Collected data:

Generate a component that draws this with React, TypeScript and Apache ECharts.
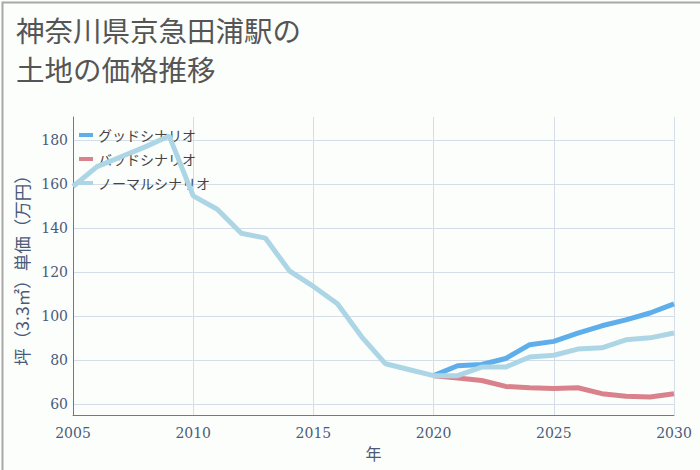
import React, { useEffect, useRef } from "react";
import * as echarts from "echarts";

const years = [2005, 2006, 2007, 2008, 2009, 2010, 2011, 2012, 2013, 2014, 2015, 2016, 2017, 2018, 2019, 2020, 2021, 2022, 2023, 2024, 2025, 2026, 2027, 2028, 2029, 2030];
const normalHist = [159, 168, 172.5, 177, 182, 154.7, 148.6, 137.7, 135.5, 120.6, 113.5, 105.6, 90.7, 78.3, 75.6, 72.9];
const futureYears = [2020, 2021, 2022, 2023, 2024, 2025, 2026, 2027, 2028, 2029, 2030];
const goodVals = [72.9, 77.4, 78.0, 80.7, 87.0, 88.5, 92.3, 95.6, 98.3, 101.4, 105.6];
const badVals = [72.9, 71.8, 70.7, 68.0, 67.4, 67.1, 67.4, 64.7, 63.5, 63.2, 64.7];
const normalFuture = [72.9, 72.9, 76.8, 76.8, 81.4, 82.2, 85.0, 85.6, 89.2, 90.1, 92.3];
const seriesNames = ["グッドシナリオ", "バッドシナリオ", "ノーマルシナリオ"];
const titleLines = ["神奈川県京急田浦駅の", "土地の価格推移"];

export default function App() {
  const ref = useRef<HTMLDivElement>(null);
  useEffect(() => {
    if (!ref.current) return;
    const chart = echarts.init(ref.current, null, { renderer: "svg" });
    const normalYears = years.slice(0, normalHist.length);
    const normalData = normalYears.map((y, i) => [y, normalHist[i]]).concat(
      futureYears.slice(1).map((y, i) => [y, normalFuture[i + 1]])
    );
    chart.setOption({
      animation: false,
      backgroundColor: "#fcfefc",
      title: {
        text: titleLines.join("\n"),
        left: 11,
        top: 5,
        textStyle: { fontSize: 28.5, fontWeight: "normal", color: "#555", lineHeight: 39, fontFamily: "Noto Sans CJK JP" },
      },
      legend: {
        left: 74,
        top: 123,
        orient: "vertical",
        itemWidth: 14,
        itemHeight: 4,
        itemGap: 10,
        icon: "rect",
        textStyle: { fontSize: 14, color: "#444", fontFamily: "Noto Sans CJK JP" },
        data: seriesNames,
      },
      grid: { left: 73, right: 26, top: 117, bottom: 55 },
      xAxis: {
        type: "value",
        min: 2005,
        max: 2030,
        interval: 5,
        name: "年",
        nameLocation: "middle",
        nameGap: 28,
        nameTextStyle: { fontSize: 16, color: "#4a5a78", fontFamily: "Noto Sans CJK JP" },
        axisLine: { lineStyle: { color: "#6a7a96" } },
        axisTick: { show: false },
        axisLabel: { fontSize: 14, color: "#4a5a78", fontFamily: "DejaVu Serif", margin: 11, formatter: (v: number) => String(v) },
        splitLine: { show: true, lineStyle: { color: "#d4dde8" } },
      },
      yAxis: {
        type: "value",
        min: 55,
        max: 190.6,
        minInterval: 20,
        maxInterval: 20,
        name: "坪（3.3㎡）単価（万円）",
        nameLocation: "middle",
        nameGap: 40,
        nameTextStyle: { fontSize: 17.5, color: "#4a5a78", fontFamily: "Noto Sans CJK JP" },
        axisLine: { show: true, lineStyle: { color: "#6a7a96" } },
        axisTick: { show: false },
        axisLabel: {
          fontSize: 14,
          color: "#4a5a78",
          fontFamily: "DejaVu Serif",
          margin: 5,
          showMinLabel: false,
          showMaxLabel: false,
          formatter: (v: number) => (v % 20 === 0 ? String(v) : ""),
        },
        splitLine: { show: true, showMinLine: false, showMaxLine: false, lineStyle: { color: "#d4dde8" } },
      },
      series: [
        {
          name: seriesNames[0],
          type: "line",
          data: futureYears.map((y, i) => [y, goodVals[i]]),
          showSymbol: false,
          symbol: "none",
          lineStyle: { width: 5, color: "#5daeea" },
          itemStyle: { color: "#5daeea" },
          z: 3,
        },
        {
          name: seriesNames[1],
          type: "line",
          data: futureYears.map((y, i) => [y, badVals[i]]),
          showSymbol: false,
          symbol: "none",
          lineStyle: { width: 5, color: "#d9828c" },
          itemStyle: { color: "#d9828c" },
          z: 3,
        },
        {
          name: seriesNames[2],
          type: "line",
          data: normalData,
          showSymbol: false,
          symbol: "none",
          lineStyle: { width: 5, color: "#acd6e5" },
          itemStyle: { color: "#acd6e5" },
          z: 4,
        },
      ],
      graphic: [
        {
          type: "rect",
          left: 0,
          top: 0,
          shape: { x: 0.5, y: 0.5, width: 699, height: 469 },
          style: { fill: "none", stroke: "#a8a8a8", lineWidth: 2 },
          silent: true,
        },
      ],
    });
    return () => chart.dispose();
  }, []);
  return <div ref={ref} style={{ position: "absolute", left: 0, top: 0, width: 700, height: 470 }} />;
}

Task:
Locate all lines holding the word "React", then copy them out.

The completed task:
Generate a component that draws this with React, TypeScript and Apache ECharts.
import React, { useEffect, useRef } from "react";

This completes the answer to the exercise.